Uma das tragédias da Síria é estar no sítio onde está. É ponto
de passagem de muitos interesses e as grandes potências tanto mundiais como
regionais querem ocupar o “caminho” que por aí passa. Após 2011, e na sequência
das sucessivas revoltas que tiveram lugar nos países do Magreb e do Maxereque,
poderia apostar-se que a Síria seria um dos países onde mais facilmente se
encontrariam soluções políticas. Não foi assim. Assad mandou disparar contra o
seu povo, todos os actores internacionais quiseram tomar partido e armou-se até
aos dentes todo o tipo de grupos, reemergindo em força o terrorismo. Morreram
centenas de milhares de pessoas, milhões tiveram que fugir. Na altura em que
foi preciso demonstrar solidariedade com as pessoas que fugiam à guerra e ao
terrorismo, a União Europeia e as grandes potências internacionais ditas
democráticas e defensoras da Carta dos Direitos Humanos viraram a cara. Como se
nada fosse, permitiram que se produzisse a maior crise humanitária de
refugiados da história. As pessoas que se viram forçadas a deixar as suas casas
foram ainda usadas por muitos dos países ditos democráticos e defensores dos
direitos humanos para acicatar o discurso do ódio, do racismo, da xenofobia.

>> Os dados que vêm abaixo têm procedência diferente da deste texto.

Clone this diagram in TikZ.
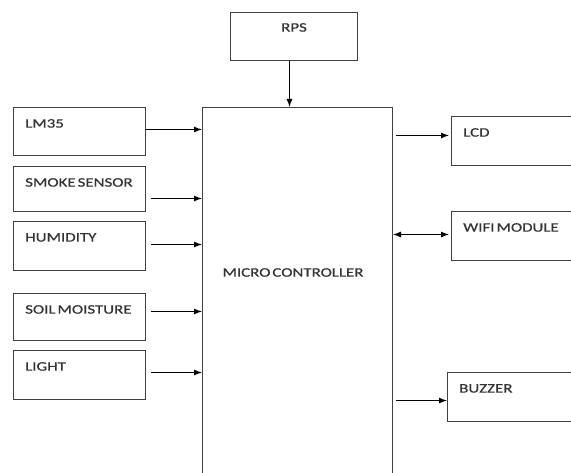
\documentclass[tikz,border=0pt]{standalone}
\usepackage{fontspec}
\setmainfont{Carlito}[FakeStretch=1.3,FakeBold=0.6]
\usetikzlibrary{arrows.meta,calc}
\newcommand{\lblfont}{\fontsize{13}{16}\selectfont\spaceskip=2pt\relax}
\tikzset{>={Latex[length=8pt,width=6pt]}}
\tikzset{
  blk/.style={draw=black!75,line width=1pt,minimum width=132pt,minimum height=48pt,inner sep=0pt,anchor=north west},
  txt/.style={anchor=north west,inner sep=0pt,text=black!80,font=\lblfont},
  lnk/.style={->,line width=1pt}
}

\begin{document}
\begin{tikzpicture}[x=1pt,y=-1pt]
    \useasboundingbox (0,0) rectangle (571,473);
    \clip (0,0) rectangle (571,473);

    \node[blk,minimum width=127pt] (rps) at (230,12) {};
    \node[txt,anchor=north,yshift=-11pt] at (rps.north) {RPS};
    \node[blk,minimum width=190pt,minimum height=400pt] (mc) at (202,107) {};
    \node[txt,anchor=center,xshift=-4.5pt,yshift=-165.5pt] at (mc.north) {MICRO CONTROLLER};

    % sensors on the left
    \node[blk,label={[txt,xshift=12pt,yshift=-12pt]north west:LM35}] (lm35) at (13,107) {};
    \node[blk,minimum height=45pt,label={[txt,xshift=12pt,yshift=-12pt]north west:SMOKE SENSOR}] (smoke) at (13,166) {};
    \node[blk,minimum height=49pt,label={[txt,xshift=12pt,yshift=-12pt]north west:HUMIDITY}] (hum) at (13,221) {};
    \node[blk,minimum height=47pt,label={[txt,xshift=12pt,yshift=-12pt]north west:SOIL MOISTURE}] (soil) at (13,293) {};
    \node[blk,minimum height=49pt,label={[txt,xshift=12pt,yshift=-12pt]north west:LIGHT}] (light) at (13,350) {};

    % outputs on the right
    \node[blk,minimum width=140pt,minimum height=49pt,label={[txt,xshift=12pt,yshift=-12pt]north west:LCD}] (lcd) at (451,116) {};
    \node[blk,minimum width=140pt,minimum height=49pt,label={[txt,xshift=12pt,yshift=-12pt]north west:WIFI MODULE}] (wifi) at (451,211) {};
    \node[blk,minimum width=140pt,minimum height=49pt,label={[txt,xshift=12pt,yshift=-12pt]north west:BUZZER}] (buzz) at (447,372) {};

    \draw[lnk] ([xshift=-4.5pt]rps.south) -- ([xshift=-4.5pt]rps.south |- mc.north);

    \draw[lnk] ([yshift=2pt]lm35.east) -- ([yshift=2pt]lm35.east -| mc.west);
    \draw[lnk] ([xshift=5pt,yshift=-9.5pt]smoke.east) -- ([yshift=-9.5pt]smoke.east -| mc.west);
    \draw[lnk] ([xshift=5pt,yshift=1.5pt]hum.east) -- ([yshift=1.5pt]hum.east -| mc.west);
    \draw[lnk] ([xshift=5pt,yshift=5.5pt]soil.east) -- ([yshift=5.5pt]soil.east -| mc.west);
    \draw[lnk] ([xshift=5pt,yshift=2.5pt]light.east) -- ([yshift=2.5pt]light.east -| mc.west);

    \draw[lnk] ([xshift=3pt,yshift=5.5pt]lcd.west -| mc.east) -- ([xshift=-2pt,yshift=5.5pt]lcd.west);
    \draw[lnk,<->] ([yshift=1.5pt]wifi.west -| mc.east) -- ([xshift=-2pt,yshift=1.5pt]wifi.west);
    \draw[lnk] ([xshift=3pt,yshift=-3.5pt]buzz.west -| mc.east) -- ([yshift=-3.5pt]buzz.west);
\end{tikzpicture}
\end{document}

Quando mais precisaram, ninguém quis saber dos sírios. Como hoje. Quem se
levanta para aplaudir uma clara violação do direito internacional continua a não
querer saber do povo sírio.
É preciso ter coragem e
força de condenar este ataque, a mesma força e coragem que alguns têm tido para
condenar a acção de Bashar Al Assad e da Rússia. O único lado que há para
defender é mesmo o do povo sírio. O mundo está a ser comandado por loucos. Se
aceitarmos fazer-lhes companhia, somos cúmplices.